04.14.16

Ranking Member Stabenow Opening Statement at CFTC Reauthorization Markup

Stabenow Opposed Chairman’s Mark, Introduced Commonsense Amendment to Address CFTC Funding Shortfalls

WASHINGTON, D.C. – U.S.   Senator Debbie Stabenow, Ranking Member of the U.S. Senate Committee on   Agriculture, Nutrition and Forestry, released the following opening statement   – as prepared for delivery – following today’s Committee markup of Chairman   Roberts’ CFTC Reauthorization bill.

During the markup, Stabenow introduced a commonsense   amendment that would establish a fee for services provided by the CFTC to big banks and Wall   Street ensuring that   families, farmers, ranchers, and manufacturers have a fully funded watchdog on   their side. A copy of that amendment can be found: AMENDMENT   HERE.

Stabenow’s statement, as prepared for delivery,   follows.

Thank you Mr. Chairman.

 Nearly   six years ago, Congress passed the Dodd-Frank Wall Street Reform and Consumer   Protect Act in response to the worst financial crisis this country has faced   since the Great Depression.
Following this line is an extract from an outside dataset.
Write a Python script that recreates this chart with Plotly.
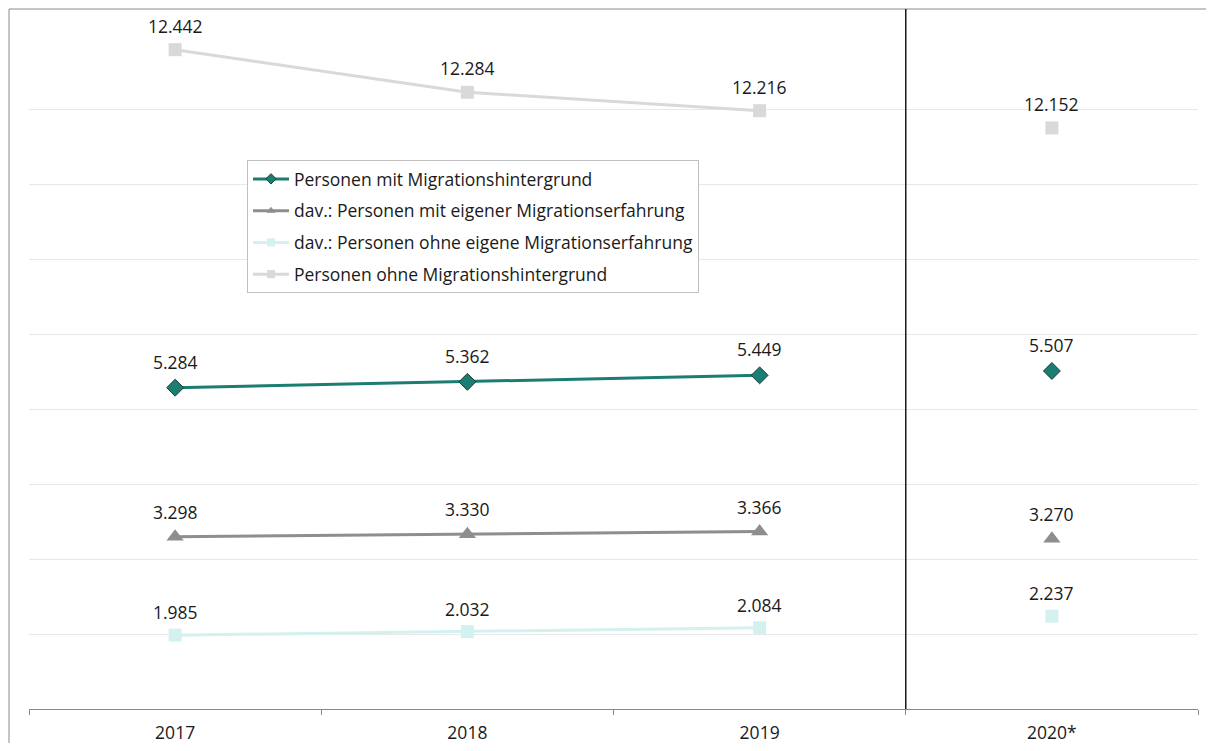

 As   we all know, that crisis resulted in the loss of eight million Americans   jobs, more than nine million homes went into foreclosure, trillions of   dollars in savings and pensions vanished, and countless businesses – both big   and small – closed their doors forever.

This   devastation was not caused by our nation’s farmers, ranchers, or manufacturers   – in fact, they were among the ones who suffered the most.

While  American farmers were getting foreclosure notices, the people who caused the   crisis were getting golden parachutes – and it was American taxpayers who   ended up footing the bill.

It  is my belief, Mr. Chairman that we should be making sure that American taxpayers never again have to bail out banks because of what happened on dark, unregulated markets.

And that’s why Congress – and this Committee specifically – acted quickly to pass   important reforms to protect the taxpayers of this country by empowering   financial watchdogs – like the CFTC –with new oversight authority under Title 7 of Wall Street Reform.

As   part of that law, the CFTC must now regulate the swaps market, which includes   credit default swaps and other financial products that proved especially   risky to our economy. That’s a market that was previously unregulated – and a   market worth an unbelievable $300 trillion. That’s trillion with a T.

So   when I hear folks talking about rolling back common-sense reforms that   protect taxpayers from ever having to bail out this industry in the future,   and when you consider that the market that is worth $300 trillion, it doesn't   make sense to me.

And   it makes even less sense when you consider that the cops on the beat – the   very people who are supposed to protect taxpayers and end-users –    haven’t been given the resources to oversee these markets on behalf of   our farmers and families.

In   fact, between 2009 and 2010, after this law was enacted, the CFTC went from   being responsible for markets worth $27 trillion to markets worth $320   trillion. That’s a one-thousand-one-hundred-eighty-five percent increase!

And   at the same time, the CFTC’s resources to do the job went up about 15   percent.

Just   yesterday, the House Appropriations Subcommittee for Agriculture, approved   their FY 2017 funding bill which would keep the CFTC’s budget frozen for the   third year in a row.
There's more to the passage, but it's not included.